__Task description__:
Retype each line of the material exactly, please, skipping any picture in it.

__Stored data__:
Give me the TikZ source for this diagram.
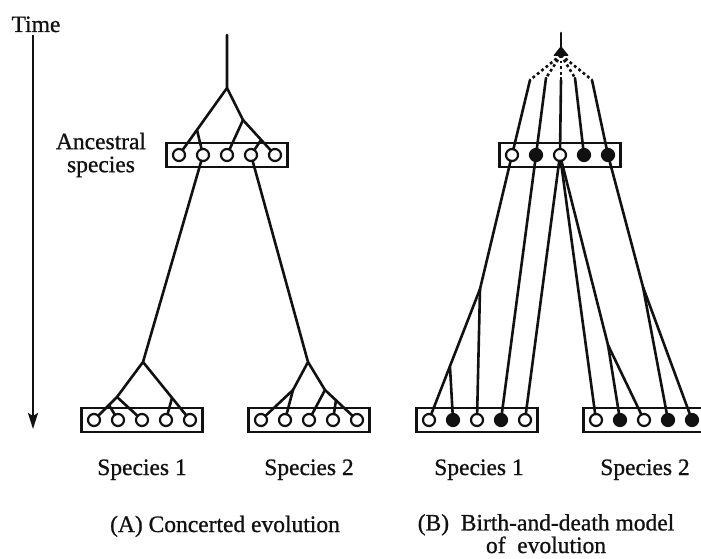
\documentclass[tikz,border=0pt]{standalone}
\usepackage{fontspec}
\setmainfont{Liberation Serif}[FakeBold=0.9]
\usetikzlibrary{arrows.meta,positioning}
\usepackage{xcolor}
\definecolor{ink}{RGB}{17,17,17}
\tikzset{
    branch/.style={
        line width=2.6pt,draw=ink,line cap=round,line join=round
    },
    ghost/.style={
        line width=2.6pt,draw=ink,dash pattern=on 2.8pt off 2.8pt
    },
    gene/.style={
        circle,draw=ink,line width=2.2pt,fill=#1,
        minimum size=12pt,inner sep=0pt,outer sep=0pt
    },
    gene/.default=white,
    famrow/.style={
        draw=ink,line width=2.2pt,minimum width=121pt,
        minimum height=24pt,inner sep=0pt,outer sep=0pt
    },
    lbl/.style={
        font=\fontsize{23.5}{23}\selectfont,text=ink,inner sep=0pt
    },
    timeline/.style={
        -{Stealth[length=16pt,width=10pt,inset=3pt]},line width=2.2pt,draw=ink
    }
}

\begin{document}
\begin{tikzpicture}[x=1pt,y=-1pt]
\useasboundingbox (0,0) rectangle (701,559);

\node[lbl,anchor=base] (timeLbl) at (36,32) {Time};
\coordinate (timeTop) at (33,35);
\coordinate (timeEnd) at (33,429);
\draw[timeline] (timeTop) -- (timeEnd);

\node[lbl,align=center] (ancLbl) at (101,155) {Ancestral\\species};

% (A) concerted evolution
\node[famrow] (boxAanc) at (227,155) {};
\node[gene,right=6.5pt of boxAanc.west] (anc1) {};
\node[gene,right=12pt of anc1] (anc2) {};
\node[gene,right=12pt of anc2] (anc3) {};
\node[gene,right=12pt of anc3] (anc4) {};
\node[gene,right=12pt of anc4] (anc5) {};

\node[famrow] (boxAone) at (142,420) {};
\node[gene,right=6.5pt of boxAone.west] (one1) {};
\node[gene,right=12pt of one1] (one2) {};
\node[gene,right=12pt of one2] (one3) {};
\node[gene,right=12pt of one3] (one4) {};
\node[gene,right=12pt of one4] (one5) {};

\node[famrow] (boxAtwo) at (309,420) {};
\node[gene,right=6.5pt of boxAtwo.west] (two1) {};
\node[gene,right=12pt of two1] (two2) {};
\node[gene,right=12pt of two2] (two3) {};
\node[gene,right=12pt of two3] (two4) {};
\node[gene,right=12pt of two4] (two5) {};

\coordinate (topA) at (227,35);
\coordinate (forkA) at (227,88);
\coordinate (forkAl) at (197,130);
\coordinate (forkAr) at (243,120);
\coordinate (forkArr) at (261,140);

\draw[branch] (topA) -- (forkA) -- (anc1);
\draw[branch] (forkAl) -- (anc2);
\draw[branch] (forkA) -- (forkAr) -- (anc5);
\draw[branch] (forkAr) -- (anc3);
\draw[branch] (forkArr) -- (anc4);

\coordinate (rootOne) at (143,362);
\coordinate (forkOne) at (117,397);
\coordinate (stubOne) at (109,405);
\coordinate (stubOneR) at (172,398);

\draw[branch] (anc2) -- (rootOne) -- (forkOne) -- (one1);
\draw[branch] (forkOne) -- (one3);
\draw[branch] (stubOne) -- (one2);
\draw[branch] (rootOne) -- (one5);
\draw[branch] (stubOneR) -- (one4);

\coordinate (rootTwo) at (308,362);
\coordinate (forkTwoL) at (293,390);
\coordinate (forkTwoR) at (325,390);
\coordinate (stubTwo) at (336,400);

\draw[branch] (anc4) -- (rootTwo) -- (forkTwoL) -- (two1);
\draw[branch] (forkTwoL) -- (two2);
\draw[branch] (rootTwo) -- (forkTwoR) -- (two5);
\draw[branch] (forkTwoR) -- (two3);
\draw[branch] (stubTwo) -- (two4);

% (B) birth-and-death model
\node[famrow] (boxBanc) at (560,155) {};
\node[gene,right=6.5pt of boxBanc.west] (Banc1) {};
\node[gene=ink,right=12pt of Banc1] (Banc2) {};
\node[gene,right=12pt of Banc2] (Banc3) {};
\node[gene=ink,right=12pt of Banc3] (Banc4) {};
\node[gene=ink,right=12pt of Banc4] (Banc5) {};

\node[famrow] (boxBone) at (477,420) {};
\node[gene,right=6.5pt of boxBone.west] (Bone1) {};
\node[gene=ink,right=12pt of Bone1] (Bone2) {};
\node[gene,right=12pt of Bone2] (Bone3) {};
\node[gene=ink,right=12pt of Bone3] (Bone4) {};
\node[gene,right=12pt of Bone4] (Bone5) {};

\node[famrow] (boxBtwo) at (644,420) {};
\node[gene,right=6.5pt of boxBtwo.west] (Btwo1) {};
\node[gene=ink,right=12pt of Btwo1] (Btwo2) {};
\node[gene,right=12pt of Btwo2] (Btwo3) {};
\node[gene=ink,right=12pt of Btwo3] (Btwo4) {};
\node[gene=ink,right=12pt of Btwo4] (Btwo5) {};

\coordinate (topB) at (561,33);
\coordinate (rootB) at (561,55);
\fill[ink,rounded corners=1pt] (553,56) -- (561,46) -- (569,56) -- cycle;
\draw[branch] (topB) -- (rootB);

\coordinate (dot1) at (530,80);
\coordinate (dot2) at (546,78);
\coordinate (dot3) at (561,80);
\coordinate (dot4) at (575,78);
\coordinate (dot5) at (592,80);

\draw[ghost] (rootB) -- (dot1);
\draw[ghost] (rootB) -- (dot2);
\draw[ghost] (rootB) -- (dot3);
\draw[ghost] (rootB) -- (dot4);
\draw[ghost] (rootB) -- (dot5);

\draw[branch] (dot1) -- (Banc1);
\draw[branch] (dot2) -- (Banc2);
\draw[branch] (dot3) -- (Banc3);
\draw[branch] (dot4) -- (Banc4);
\draw[branch] (dot5) -- (Banc5);

\coordinate (kinkB1) at (480,289);
\coordinate (stubB1) at (450,367);
\coordinate (kinkB3) at (608,345);
\coordinate (kinkB5) at (643,287);

\draw[branch] (Banc1) -- (kinkB1) -- (Bone1);
\draw[branch] (kinkB1) -- (Bone3);
\draw[branch] (stubB1) -- (Bone2);
\draw[branch] (Banc2) -- (Bone4);
\draw[branch] (Banc3) -- (Bone5);
\draw[branch] (Banc3) -- (Btwo1);
\draw[branch] (Banc3) -- (kinkB3) -- (Btwo3);
\draw[branch] (kinkB3) -- (Btwo2);
\draw[branch] (Banc5) -- (kinkB5) -- (Btwo5);
\draw[branch] (kinkB5) -- (Btwo4);

\node[lbl,anchor=base] (oneA) at (142,475) {Species 1};
\node[lbl,anchor=base] (twoA) at (309,475) {Species 2};
\node[lbl,anchor=base] (oneB) at (479,475) {Species 1};
\node[lbl,anchor=base] (twoB) at (645,475) {Species 2};

\node[lbl,anchor=base] (capA) at (225,532) {(A) Concerted evolution};
\node[lbl,anchor=base,align=center,font=\fontsize{23.5}{20}\selectfont]
(capB) at (546,553) {(B)\ \ Birth-and-death model\\of\ \ evolution};

\end{tikzpicture}
\end{document}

__Expected output__:
Give me the TikZ source for this diagram.
\documentclass[tikz,border=0pt]{standalone}
\usepackage{fontspec}
\setmainfont{Liberation Serif}[FakeBold=0.9]
\usetikzlibrary{arrows.meta,positioning}
\usepackage{xcolor}
\definecolor{ink}{RGB}{17,17,17}
\tikzset{
    branch/.style={
        line width=2.6pt,draw=ink,line cap=round,line join=round
    },
    ghost/.style={
        line width=2.6pt,draw=ink,dash pattern=on 2.8pt off 2.8pt
    },
    gene/.style={
        circle,draw=ink,line width=2.2pt,fill=#1,
        minimum size=12pt,inner sep=0pt,outer sep=0pt
    },
    gene/.default=white,
    famrow/.style={
        draw=ink,line width=2.2pt,minimum width=121pt,
        minimum height=24pt,inner sep=0pt,outer sep=0pt
    },
    lbl/.style={
        font=\fontsize{23.5}{23}\selectfont,text=ink,inner sep=0pt
    },
    timeline/.style={
        -{Stealth[length=16pt,width=10pt,inset=3pt]},line width=2.2pt,draw=ink
    }
}

\begin{document}
\begin{tikzpicture}[x=1pt,y=-1pt]
\useasboundingbox (0,0) rectangle (701,559);

\node[lbl,anchor=base] (timeLbl) at (36,32) {Time};
\coordinate (timeTop) at (33,35);
\coordinate (timeEnd) at (33,429);
\draw[timeline] (timeTop) -- (timeEnd);

\node[lbl,align=center] (ancLbl) at (101,155) {Ancestral\\species};

% (A) concerted evolution
\node[famrow] (boxAanc) at (227,155) {};
\node[gene,right=6.5pt of boxAanc.west] (anc1) {};
\node[gene,right=12pt of anc1] (anc2) {};
\node[gene,right=12pt of anc2] (anc3) {};
\node[gene,right=12pt of anc3] (anc4) {};
\node[gene,right=12pt of anc4] (anc5) {};

\node[famrow] (boxAone) at (142,420) {};
\node[gene,right=6.5pt of boxAone.west] (one1) {};
\node[gene,right=12pt of one1] (one2) {};
\node[gene,right=12pt of one2] (one3) {};
\node[gene,right=12pt of one3] (one4) {};
\node[gene,right=12pt of one4] (one5) {};

\node[famrow] (boxAtwo) at (309,420) {};
\node[gene,right=6.5pt of boxAtwo.west] (two1) {};
\node[gene,right=12pt of two1] (two2) {};
\node[gene,right=12pt of two2] (two3) {};
\node[gene,right=12pt of two3] (two4) {};
\node[gene,right=12pt of two4] (two5) {};

\coordinate (topA) at (227,35);
\coordinate (forkA) at (227,88);
\coordinate (forkAl) at (197,130);
\coordinate (forkAr) at (243,120);
\coordinate (forkArr) at (261,140);

\draw[branch] (topA) -- (forkA) -- (anc1);
\draw[branch] (forkAl) -- (anc2);
\draw[branch] (forkA) -- (forkAr) -- (anc5);
\draw[branch] (forkAr) -- (anc3);
\draw[branch] (forkArr) -- (anc4);

\coordinate (rootOne) at (143,362);
\coordinate (forkOne) at (117,397);
\coordinate (stubOne) at (109,405);
\coordinate (stubOneR) at (172,398);

\draw[branch] (anc2) -- (rootOne) -- (forkOne) -- (one1);
\draw[branch] (forkOne) -- (one3);
\draw[branch] (stubOne) -- (one2);
\draw[branch] (rootOne) -- (one5);
\draw[branch] (stubOneR) -- (one4);

\coordinate (rootTwo) at (308,362);
\coordinate (forkTwoL) at (293,390);
\coordinate (forkTwoR) at (325,390);
\coordinate (stubTwo) at (336,400);

\draw[branch] (anc4) -- (rootTwo) -- (forkTwoL) -- (two1);
\draw[branch] (forkTwoL) -- (two2);
\draw[branch] (rootTwo) -- (forkTwoR) -- (two5);
\draw[branch] (forkTwoR) -- (two3);
\draw[branch] (stubTwo) -- (two4);

% (B) birth-and-death model
\node[famrow] (boxBanc) at (560,155) {};
\node[gene,right=6.5pt of boxBanc.west] (Banc1) {};
\node[gene=ink,right=12pt of Banc1] (Banc2) {};
\node[gene,right=12pt of Banc2] (Banc3) {};
\node[gene=ink,right=12pt of Banc3] (Banc4) {};
\node[gene=ink,right=12pt of Banc4] (Banc5) {};

\node[famrow] (boxBone) at (477,420) {};
\node[gene,right=6.5pt of boxBone.west] (Bone1) {};
\node[gene=ink,right=12pt of Bone1] (Bone2) {};
\node[gene,right=12pt of Bone2] (Bone3) {};
\node[gene=ink,right=12pt of Bone3] (Bone4) {};
\node[gene,right=12pt of Bone4] (Bone5) {};

\node[famrow] (boxBtwo) at (644,420) {};
\node[gene,right=6.5pt of boxBtwo.west] (Btwo1) {};
\node[gene=ink,right=12pt of Btwo1] (Btwo2) {};
\node[gene,right=12pt of Btwo2] (Btwo3) {};
\node[gene=ink,right=12pt of Btwo3] (Btwo4) {};
\node[gene=ink,right=12pt of Btwo4] (Btwo5) {};

\coordinate (topB) at (561,33);
\coordinate (rootB) at (561,55);
\fill[ink,rounded corners=1pt] (553,56) -- (561,46) -- (569,56) -- cycle;
\draw[branch] (topB) -- (rootB);

\coordinate (dot1) at (530,80);
\coordinate (dot2) at (546,78);
\coordinate (dot3) at (561,80);
\coordinate (dot4) at (575,78);
\coordinate (dot5) at (592,80);

\draw[ghost] (rootB) -- (dot1);
\draw[ghost] (rootB) -- (dot2);
\draw[ghost] (rootB) -- (dot3);
\draw[ghost] (rootB) -- (dot4);
\draw[ghost] (rootB) -- (dot5);

\draw[branch] (dot1) -- (Banc1);
\draw[branch] (dot2) -- (Banc2);
\draw[branch] (dot3) -- (Banc3);
\draw[branch] (dot4) -- (Banc4);
\draw[branch] (dot5) -- (Banc5);

\coordinate (kinkB1) at (480,289);
\coordinate (stubB1) at (450,367);
\coordinate (kinkB3) at (608,345);
\coordinate (kinkB5) at (643,287);

\draw[branch] (Banc1) -- (kinkB1) -- (Bone1);
\draw[branch] (kinkB1) -- (Bone3);
\draw[branch] (stubB1) -- (Bone2);
\draw[branch] (Banc2) -- (Bone4);
\draw[branch] (Banc3) -- (Bone5);
\draw[branch] (Banc3) -- (Btwo1);
\draw[branch] (Banc3) -- (kinkB3) -- (Btwo3);
\draw[branch] (kinkB3) -- (Btwo2);
\draw[branch] (Banc5) -- (kinkB5) -- (Btwo5);
\draw[branch] (kinkB5) -- (Btwo4);

\node[lbl,anchor=base] (oneA) at (142,475) {Species 1};
\node[lbl,anchor=base] (twoA) at (309,475) {Species 2};
\node[lbl,anchor=base] (oneB) at (479,475) {Species 1};
\node[lbl,anchor=base] (twoB) at (645,475) {Species 2};

\node[lbl,anchor=base] (capA) at (225,532) {(A) Concerted evolution};
\node[lbl,anchor=base,align=center,font=\fontsize{23.5}{20}\selectfont]
(capB) at (546,553) {(B)\ \ Birth-and-death model\\of\ \ evolution};

\end{tikzpicture}
\end{document}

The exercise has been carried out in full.